# Exercise aim:
Retype the run of lines that opens with the line containing "Emit a LaTeX" and closes with the line containing "(0,0) rectangle (1541,626);", exactly and inclusively, but skip the pictures.

(Records with drawing code)
━━━━

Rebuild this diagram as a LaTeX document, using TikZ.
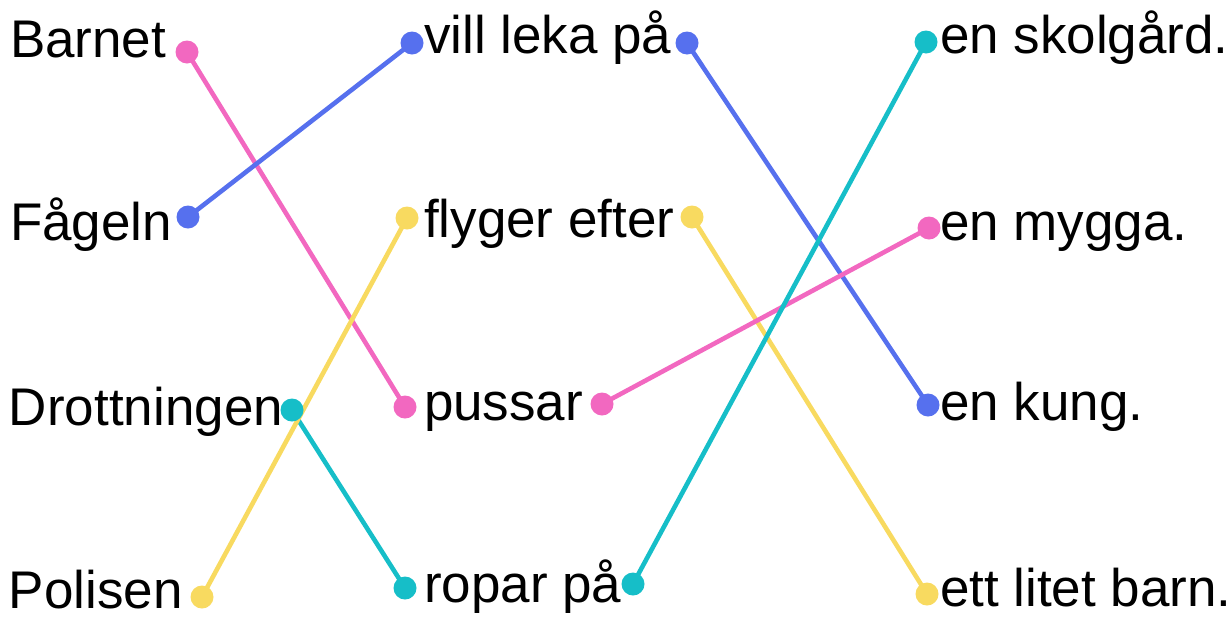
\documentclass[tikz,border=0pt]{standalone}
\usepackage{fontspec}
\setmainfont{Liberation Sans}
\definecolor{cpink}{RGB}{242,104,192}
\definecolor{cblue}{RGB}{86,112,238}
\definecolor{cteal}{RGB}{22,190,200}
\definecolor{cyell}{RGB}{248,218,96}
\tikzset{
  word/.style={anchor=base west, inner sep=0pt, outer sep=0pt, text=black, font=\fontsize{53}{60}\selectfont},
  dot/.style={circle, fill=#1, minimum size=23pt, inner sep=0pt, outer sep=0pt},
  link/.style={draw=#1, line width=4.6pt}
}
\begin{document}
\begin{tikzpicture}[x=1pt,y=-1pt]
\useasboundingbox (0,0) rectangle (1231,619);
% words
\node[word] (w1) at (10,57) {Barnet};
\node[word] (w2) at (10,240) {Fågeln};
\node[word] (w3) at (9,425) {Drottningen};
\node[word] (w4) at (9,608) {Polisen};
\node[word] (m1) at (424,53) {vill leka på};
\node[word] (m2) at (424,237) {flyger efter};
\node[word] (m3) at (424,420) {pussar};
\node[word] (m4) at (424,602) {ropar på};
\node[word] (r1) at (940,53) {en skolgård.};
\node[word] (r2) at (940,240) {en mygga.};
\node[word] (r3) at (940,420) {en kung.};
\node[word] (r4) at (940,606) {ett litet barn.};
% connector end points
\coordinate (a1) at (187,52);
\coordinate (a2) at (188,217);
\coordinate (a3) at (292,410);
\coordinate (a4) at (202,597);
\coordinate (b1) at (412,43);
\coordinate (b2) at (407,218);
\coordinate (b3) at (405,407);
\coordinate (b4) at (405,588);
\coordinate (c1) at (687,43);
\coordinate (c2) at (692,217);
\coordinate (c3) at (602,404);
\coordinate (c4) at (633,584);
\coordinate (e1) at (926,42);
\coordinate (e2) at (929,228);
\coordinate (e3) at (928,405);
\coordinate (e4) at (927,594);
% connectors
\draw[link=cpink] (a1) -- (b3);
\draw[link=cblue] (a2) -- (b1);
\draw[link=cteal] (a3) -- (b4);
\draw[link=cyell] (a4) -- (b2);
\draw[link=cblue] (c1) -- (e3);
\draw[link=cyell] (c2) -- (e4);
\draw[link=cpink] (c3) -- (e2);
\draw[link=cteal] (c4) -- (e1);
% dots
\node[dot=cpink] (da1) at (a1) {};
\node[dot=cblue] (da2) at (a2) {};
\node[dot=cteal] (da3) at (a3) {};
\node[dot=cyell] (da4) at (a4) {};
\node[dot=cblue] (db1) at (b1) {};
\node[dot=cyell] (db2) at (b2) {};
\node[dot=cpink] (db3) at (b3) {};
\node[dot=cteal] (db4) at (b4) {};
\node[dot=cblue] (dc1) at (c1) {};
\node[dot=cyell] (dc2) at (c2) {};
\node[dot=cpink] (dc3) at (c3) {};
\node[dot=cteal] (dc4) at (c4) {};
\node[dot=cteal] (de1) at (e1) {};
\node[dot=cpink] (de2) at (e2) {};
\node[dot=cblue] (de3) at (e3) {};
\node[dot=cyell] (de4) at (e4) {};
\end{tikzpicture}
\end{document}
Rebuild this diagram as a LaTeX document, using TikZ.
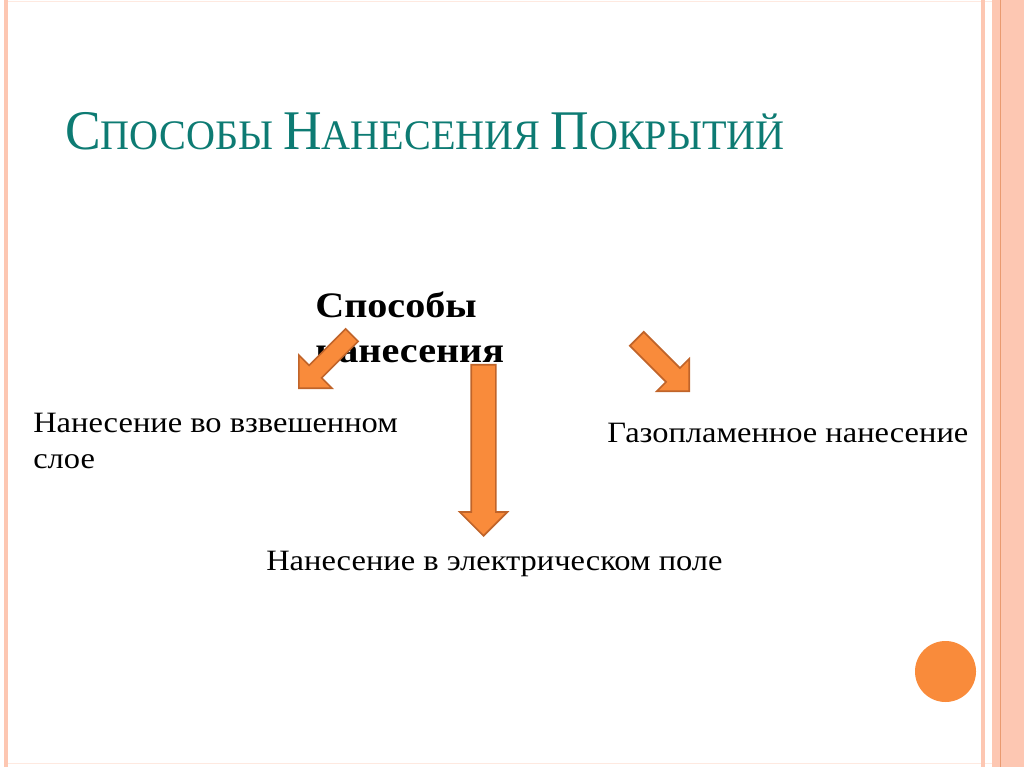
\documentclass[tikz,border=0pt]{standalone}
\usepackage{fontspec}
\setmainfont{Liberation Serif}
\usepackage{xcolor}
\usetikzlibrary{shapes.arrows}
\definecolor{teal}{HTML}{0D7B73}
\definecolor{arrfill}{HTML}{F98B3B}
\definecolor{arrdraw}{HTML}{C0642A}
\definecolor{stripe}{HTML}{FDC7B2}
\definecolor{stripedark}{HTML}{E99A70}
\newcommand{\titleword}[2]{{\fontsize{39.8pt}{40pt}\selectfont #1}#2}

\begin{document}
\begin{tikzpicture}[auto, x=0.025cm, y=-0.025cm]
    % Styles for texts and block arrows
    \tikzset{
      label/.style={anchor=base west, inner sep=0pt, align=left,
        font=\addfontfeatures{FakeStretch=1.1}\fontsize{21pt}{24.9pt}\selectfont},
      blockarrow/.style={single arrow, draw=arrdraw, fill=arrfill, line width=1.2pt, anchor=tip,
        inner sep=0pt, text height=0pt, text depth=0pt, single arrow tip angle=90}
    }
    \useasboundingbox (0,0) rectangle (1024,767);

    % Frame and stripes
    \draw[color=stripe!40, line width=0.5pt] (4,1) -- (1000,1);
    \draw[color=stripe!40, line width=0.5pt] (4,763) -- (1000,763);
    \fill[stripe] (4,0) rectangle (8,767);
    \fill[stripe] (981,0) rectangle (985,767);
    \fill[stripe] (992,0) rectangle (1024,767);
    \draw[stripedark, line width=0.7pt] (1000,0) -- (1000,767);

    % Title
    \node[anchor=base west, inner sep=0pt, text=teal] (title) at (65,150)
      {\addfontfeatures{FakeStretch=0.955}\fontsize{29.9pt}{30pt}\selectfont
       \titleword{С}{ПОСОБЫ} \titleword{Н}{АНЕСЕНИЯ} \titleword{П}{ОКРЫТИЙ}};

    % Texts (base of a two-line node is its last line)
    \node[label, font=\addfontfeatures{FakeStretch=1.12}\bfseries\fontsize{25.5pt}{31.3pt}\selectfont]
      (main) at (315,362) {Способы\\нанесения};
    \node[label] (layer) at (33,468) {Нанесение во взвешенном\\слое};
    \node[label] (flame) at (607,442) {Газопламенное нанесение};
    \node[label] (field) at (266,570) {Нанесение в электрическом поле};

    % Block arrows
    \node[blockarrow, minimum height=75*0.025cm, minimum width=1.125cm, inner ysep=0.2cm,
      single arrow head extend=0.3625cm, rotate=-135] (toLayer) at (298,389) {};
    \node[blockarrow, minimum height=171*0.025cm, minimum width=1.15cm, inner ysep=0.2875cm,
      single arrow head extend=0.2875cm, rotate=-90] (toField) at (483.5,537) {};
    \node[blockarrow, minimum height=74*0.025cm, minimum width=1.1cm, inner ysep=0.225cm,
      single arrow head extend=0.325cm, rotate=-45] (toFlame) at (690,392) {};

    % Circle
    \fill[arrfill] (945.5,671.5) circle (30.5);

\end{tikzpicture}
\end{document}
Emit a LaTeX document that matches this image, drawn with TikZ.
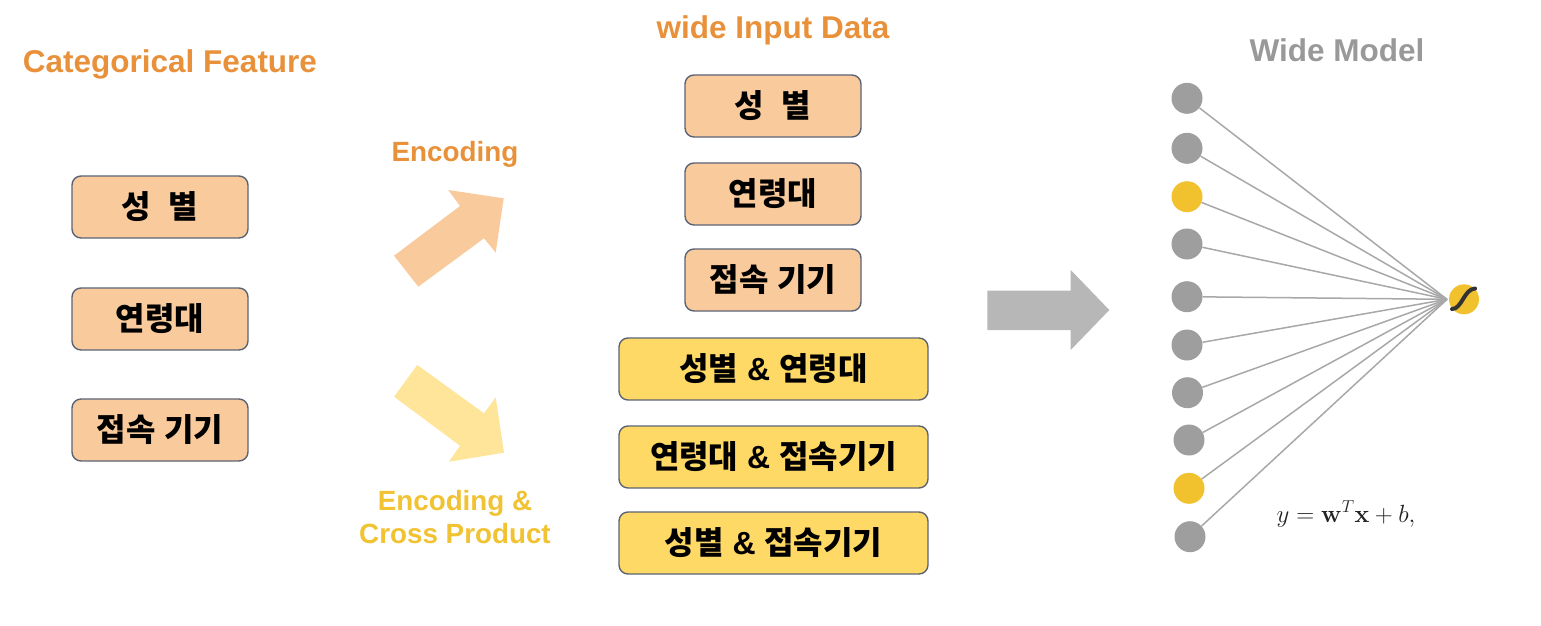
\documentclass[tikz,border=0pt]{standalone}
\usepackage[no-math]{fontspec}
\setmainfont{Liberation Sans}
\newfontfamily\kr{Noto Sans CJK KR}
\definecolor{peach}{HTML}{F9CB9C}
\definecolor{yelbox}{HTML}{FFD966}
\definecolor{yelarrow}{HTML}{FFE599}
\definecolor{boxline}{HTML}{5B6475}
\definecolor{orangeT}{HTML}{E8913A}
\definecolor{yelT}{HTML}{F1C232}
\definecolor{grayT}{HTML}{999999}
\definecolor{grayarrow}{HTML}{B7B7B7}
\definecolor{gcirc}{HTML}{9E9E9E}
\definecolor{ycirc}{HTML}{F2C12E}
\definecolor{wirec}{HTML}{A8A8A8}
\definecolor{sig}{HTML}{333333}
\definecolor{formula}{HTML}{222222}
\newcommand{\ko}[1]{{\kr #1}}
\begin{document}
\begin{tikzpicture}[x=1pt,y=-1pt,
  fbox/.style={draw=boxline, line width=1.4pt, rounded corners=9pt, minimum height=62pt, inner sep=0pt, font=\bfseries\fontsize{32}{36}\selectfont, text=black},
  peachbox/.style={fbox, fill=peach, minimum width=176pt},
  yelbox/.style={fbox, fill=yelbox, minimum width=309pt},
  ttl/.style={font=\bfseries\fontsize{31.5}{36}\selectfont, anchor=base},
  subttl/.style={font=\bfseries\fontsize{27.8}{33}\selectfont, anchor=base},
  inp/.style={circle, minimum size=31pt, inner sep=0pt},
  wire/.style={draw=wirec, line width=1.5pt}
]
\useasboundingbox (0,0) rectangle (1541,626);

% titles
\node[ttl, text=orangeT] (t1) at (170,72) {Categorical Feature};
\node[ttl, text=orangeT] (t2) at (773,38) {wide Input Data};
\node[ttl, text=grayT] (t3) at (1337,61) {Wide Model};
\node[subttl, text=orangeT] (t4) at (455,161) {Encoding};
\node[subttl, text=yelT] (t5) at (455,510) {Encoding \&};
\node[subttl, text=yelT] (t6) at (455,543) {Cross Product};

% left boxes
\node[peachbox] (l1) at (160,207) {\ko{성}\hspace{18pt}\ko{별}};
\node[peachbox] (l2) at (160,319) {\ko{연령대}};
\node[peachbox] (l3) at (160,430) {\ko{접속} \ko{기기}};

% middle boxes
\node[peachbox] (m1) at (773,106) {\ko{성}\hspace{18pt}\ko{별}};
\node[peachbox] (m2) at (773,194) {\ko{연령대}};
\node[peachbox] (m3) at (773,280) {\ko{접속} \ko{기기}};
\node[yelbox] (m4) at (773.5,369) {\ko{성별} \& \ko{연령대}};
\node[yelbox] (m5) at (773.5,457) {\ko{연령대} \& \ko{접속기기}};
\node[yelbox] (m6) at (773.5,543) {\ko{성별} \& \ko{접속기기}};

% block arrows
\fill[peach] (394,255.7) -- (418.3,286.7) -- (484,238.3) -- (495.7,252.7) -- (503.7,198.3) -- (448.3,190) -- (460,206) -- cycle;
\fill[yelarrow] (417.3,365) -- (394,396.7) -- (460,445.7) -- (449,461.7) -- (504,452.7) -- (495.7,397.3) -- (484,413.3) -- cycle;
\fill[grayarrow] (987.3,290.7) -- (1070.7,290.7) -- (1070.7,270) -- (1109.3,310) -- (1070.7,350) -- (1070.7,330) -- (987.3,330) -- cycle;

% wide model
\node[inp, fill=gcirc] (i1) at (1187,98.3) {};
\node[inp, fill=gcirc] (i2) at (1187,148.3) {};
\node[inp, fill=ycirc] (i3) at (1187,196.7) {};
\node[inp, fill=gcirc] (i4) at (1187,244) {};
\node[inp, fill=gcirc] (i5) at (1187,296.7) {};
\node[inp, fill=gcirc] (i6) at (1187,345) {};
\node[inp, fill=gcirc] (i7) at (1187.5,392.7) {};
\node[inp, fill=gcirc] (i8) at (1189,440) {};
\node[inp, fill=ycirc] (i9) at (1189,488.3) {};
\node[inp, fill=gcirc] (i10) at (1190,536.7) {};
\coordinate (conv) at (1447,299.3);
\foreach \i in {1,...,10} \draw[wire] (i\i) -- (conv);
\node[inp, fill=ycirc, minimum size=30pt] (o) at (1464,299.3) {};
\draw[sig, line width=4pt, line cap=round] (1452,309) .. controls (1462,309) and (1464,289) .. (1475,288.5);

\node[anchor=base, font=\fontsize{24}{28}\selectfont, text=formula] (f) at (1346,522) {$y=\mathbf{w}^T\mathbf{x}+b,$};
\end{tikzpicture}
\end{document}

━━━━

# Written solution:
Emit a LaTeX document that matches this image, drawn with TikZ.
\documentclass[tikz,border=0pt]{standalone}
\usepackage[no-math]{fontspec}
\setmainfont{Liberation Sans}
\newfontfamily\kr{Noto Sans CJK KR}
\definecolor{peach}{HTML}{F9CB9C}
\definecolor{yelbox}{HTML}{FFD966}
\definecolor{yelarrow}{HTML}{FFE599}
\definecolor{boxline}{HTML}{5B6475}
\definecolor{orangeT}{HTML}{E8913A}
\definecolor{yelT}{HTML}{F1C232}
\definecolor{grayT}{HTML}{999999}
\definecolor{grayarrow}{HTML}{B7B7B7}
\definecolor{gcirc}{HTML}{9E9E9E}
\definecolor{ycirc}{HTML}{F2C12E}
\definecolor{wirec}{HTML}{A8A8A8}
\definecolor{sig}{HTML}{333333}
\definecolor{formula}{HTML}{222222}
\newcommand{\ko}[1]{{\kr #1}}
\begin{document}
\begin{tikzpicture}[x=1pt,y=-1pt,
  fbox/.style={draw=boxline, line width=1.4pt, rounded corners=9pt, minimum height=62pt, inner sep=0pt, font=\bfseries\fontsize{32}{36}\selectfont, text=black},
  peachbox/.style={fbox, fill=peach, minimum width=176pt},
  yelbox/.style={fbox, fill=yelbox, minimum width=309pt},
  ttl/.style={font=\bfseries\fontsize{31.5}{36}\selectfont, anchor=base},
  subttl/.style={font=\bfseries\fontsize{27.8}{33}\selectfont, anchor=base},
  inp/.style={circle, minimum size=31pt, inner sep=0pt},
  wire/.style={draw=wirec, line width=1.5pt}
]
\useasboundingbox (0,0) rectangle (1541,626);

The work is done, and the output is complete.